The Devious Theatre Company in Kilkenny have been earning themselves some welcome and very favourable attention for a young company doing edgy work like Cannibal – The Musical and Trainspotting at the Watergate Theatre, so it is only natural that they would take on a rite-of-passage youth story written by a member, John Morton. Putting it on at Barnstorm’s The Barn Theatre kept it low-key and low cost too and it was able to look at aspects of life for young people in Kilkenny in an edgy way.

Billed as a tragic-comic series of stories from Kilkenny City, these slices of life, on mostly rainy nights, had a youth theatre feel to them like Alcoholism, Pregnancy, Testicular Cancer, Career Choices and Doomed Relationships. Big themes that might have been heavy with issues and resolutions, but they chose a mix of styles, of tell the story and laid it out in any entertaining romcom way. The first half was mostly couples and hetro-metro sexuality and a large dash of expletives that fuelled nervous laughter. Characters stepped out of role to address the audience and there was a conscious homage to Conor McPherson, and his Seafarer, some cinema references and a Duelling Guitars sequence. The problems, so wittily explored in part one, were resolved cleverly, mostly in monologues in act two and John Morton showed his considerable writing skill in finding new wine from old bottles and with the help of a fine ensemble cast making scenes believable and just a little different.

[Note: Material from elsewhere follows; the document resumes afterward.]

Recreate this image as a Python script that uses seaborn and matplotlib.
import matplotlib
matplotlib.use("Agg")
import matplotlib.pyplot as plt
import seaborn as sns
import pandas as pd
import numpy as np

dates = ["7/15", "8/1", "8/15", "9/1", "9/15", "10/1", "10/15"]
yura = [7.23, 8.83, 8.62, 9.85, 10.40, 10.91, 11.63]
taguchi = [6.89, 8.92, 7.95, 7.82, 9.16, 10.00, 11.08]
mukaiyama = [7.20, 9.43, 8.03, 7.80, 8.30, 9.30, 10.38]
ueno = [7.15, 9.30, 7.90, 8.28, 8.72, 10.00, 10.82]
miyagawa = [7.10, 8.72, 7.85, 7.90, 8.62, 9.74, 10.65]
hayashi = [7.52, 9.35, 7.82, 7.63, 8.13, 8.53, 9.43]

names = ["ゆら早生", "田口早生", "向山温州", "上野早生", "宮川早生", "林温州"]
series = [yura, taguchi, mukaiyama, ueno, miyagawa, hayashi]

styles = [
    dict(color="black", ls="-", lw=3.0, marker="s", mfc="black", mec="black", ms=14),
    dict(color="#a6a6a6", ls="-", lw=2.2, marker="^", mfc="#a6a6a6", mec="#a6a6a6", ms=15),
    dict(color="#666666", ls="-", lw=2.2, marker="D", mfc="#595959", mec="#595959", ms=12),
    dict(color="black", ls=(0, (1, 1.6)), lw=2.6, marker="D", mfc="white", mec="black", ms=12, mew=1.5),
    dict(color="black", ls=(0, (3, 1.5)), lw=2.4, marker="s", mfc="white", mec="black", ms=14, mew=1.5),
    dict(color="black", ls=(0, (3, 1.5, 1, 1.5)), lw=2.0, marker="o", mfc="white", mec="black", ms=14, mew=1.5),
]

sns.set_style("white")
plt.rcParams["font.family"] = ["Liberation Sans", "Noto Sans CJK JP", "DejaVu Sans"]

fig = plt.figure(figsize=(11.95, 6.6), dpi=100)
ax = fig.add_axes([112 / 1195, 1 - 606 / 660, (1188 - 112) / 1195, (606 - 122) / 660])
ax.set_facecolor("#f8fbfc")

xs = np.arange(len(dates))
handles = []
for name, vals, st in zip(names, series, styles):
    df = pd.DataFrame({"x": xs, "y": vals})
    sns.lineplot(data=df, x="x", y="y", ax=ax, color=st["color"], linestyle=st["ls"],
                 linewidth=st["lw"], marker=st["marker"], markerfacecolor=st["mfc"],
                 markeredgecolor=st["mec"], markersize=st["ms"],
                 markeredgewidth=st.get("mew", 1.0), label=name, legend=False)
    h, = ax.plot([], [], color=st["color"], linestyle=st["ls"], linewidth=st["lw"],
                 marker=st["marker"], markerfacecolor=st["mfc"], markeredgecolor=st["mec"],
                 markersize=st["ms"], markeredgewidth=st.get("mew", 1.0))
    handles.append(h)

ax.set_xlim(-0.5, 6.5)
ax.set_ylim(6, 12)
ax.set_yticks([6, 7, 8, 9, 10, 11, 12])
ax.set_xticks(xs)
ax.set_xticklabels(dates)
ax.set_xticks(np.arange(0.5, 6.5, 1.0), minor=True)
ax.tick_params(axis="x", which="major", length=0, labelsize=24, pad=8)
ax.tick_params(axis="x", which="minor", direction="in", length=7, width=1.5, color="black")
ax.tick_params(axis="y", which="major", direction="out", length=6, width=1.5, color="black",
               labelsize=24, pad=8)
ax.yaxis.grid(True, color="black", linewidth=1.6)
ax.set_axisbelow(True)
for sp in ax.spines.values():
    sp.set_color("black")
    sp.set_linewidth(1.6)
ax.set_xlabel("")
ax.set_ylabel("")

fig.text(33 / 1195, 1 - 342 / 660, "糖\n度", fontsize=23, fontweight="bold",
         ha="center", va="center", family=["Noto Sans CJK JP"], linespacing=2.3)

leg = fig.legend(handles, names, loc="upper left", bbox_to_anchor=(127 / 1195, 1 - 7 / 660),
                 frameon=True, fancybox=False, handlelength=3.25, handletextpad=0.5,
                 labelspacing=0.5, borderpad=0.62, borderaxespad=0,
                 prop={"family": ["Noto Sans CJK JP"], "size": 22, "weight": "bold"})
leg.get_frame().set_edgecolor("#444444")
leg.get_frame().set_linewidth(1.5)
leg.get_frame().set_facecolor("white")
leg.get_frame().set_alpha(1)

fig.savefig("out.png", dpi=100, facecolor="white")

So, you have a great night’s theatre, where you got involved in the lives of fresh characters, in maybe stereotypical situations but you were caught up in the rights-of-passage of characters, as well as the rite-of-passage of an exciting theatre company strutting their stuff and laying down a marker to be treated and funded as the next professional act in Kilkenny. Maybe they are the nucleus of a first professional company since Bickerstaffe.

John Morton is not only fine writer in a modern televisual style but he is a fine actor with his portrayal of a carpenter with his palms in bandages, who makes a wooden heart for his dream girl and saves the role from clichŽ. Colm Sheenan directed with flair and passion but too often set his characters in the same stage positions as if his audience was a camera in a studio.

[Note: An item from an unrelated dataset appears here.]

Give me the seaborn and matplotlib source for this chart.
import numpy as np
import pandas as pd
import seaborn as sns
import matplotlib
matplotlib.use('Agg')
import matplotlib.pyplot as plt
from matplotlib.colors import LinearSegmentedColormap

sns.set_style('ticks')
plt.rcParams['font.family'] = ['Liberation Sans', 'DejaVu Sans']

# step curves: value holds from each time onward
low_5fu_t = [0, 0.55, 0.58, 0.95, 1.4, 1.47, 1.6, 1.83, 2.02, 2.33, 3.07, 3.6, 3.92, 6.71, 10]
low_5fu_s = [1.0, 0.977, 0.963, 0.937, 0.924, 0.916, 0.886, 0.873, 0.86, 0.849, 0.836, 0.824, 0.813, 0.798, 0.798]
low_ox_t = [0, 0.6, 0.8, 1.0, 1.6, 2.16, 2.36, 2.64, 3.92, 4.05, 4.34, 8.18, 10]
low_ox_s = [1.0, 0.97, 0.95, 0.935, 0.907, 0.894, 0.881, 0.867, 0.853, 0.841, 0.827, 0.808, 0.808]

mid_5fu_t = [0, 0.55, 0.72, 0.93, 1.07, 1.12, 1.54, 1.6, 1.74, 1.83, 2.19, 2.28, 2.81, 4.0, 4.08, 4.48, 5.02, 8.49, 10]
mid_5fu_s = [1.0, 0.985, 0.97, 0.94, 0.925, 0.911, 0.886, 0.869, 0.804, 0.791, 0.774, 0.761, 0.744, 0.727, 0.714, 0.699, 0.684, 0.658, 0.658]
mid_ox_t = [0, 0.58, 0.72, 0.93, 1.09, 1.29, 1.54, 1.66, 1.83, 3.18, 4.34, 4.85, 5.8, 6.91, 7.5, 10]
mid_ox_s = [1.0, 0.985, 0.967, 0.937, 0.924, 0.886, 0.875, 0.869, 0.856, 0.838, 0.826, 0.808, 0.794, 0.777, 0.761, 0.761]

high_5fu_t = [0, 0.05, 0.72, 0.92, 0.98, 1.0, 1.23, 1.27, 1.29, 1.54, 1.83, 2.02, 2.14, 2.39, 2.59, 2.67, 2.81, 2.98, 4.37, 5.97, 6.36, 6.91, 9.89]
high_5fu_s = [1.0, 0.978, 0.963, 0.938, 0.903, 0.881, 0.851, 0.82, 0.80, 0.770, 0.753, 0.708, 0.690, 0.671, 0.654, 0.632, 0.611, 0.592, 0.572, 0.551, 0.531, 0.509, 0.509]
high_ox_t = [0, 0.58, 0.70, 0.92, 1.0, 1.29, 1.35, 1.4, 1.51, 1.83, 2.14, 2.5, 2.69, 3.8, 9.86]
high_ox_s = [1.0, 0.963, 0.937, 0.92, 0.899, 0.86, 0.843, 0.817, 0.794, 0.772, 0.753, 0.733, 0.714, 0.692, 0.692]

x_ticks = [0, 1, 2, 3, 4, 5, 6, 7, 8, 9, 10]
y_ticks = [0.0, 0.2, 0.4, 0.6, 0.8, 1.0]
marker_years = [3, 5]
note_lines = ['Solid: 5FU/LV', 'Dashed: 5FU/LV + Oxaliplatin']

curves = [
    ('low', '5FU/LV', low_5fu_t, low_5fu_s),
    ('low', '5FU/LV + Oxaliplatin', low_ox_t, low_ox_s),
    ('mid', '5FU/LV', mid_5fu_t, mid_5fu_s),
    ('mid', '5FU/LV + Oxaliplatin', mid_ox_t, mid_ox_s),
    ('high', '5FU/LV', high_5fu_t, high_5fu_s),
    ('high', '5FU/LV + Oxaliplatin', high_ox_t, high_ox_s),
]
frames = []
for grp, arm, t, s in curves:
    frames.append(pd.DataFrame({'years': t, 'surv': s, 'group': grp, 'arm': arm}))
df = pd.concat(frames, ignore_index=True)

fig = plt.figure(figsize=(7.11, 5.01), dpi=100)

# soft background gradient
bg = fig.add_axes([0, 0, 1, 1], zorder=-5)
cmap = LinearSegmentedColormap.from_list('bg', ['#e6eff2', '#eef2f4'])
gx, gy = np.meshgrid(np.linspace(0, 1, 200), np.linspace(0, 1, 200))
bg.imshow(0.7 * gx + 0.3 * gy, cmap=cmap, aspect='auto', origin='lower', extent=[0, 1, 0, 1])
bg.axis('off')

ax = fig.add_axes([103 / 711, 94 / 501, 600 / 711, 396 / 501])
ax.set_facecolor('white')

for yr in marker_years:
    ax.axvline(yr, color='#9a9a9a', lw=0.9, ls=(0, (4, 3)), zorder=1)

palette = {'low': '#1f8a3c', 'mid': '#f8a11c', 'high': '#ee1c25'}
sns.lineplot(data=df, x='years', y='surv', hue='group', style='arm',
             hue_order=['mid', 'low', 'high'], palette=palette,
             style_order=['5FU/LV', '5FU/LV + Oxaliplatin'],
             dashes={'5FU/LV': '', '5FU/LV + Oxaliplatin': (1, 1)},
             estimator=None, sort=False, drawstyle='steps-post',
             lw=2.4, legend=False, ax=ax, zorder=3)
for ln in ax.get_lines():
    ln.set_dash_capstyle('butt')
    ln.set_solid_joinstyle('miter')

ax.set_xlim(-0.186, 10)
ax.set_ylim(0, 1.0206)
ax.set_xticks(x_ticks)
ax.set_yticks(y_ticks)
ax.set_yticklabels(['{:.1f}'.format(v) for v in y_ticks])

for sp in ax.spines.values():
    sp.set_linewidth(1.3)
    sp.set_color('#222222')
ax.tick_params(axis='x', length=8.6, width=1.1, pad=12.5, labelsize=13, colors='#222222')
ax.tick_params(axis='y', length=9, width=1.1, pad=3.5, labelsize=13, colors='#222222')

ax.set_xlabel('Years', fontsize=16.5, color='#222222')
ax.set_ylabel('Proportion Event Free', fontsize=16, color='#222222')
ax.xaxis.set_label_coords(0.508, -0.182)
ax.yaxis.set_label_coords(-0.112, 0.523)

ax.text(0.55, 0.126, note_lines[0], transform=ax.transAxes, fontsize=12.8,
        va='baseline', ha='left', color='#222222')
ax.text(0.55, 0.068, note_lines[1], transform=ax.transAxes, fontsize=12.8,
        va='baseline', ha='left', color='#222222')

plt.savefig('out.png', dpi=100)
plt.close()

Every member of the cast gave the audience a memorable moment and portrayed real people with some depth and honesty. I especially loved the work of Stephen Colfer as a pessimistic moaner, Maria Murray as an indecisive, spontaneous free spirit. Jack O’Leary looked like a character from Lost and he had a twinkle in his eye to die for. Ken McGuire does sleezeball charm like snakeoil and was indeed a right expletive deleted. Lynsey Moran made a boring character believable by playing it straight all the time. Suzanne O’Brien was exceptional as the goodtime party animal with a heart of tenderness.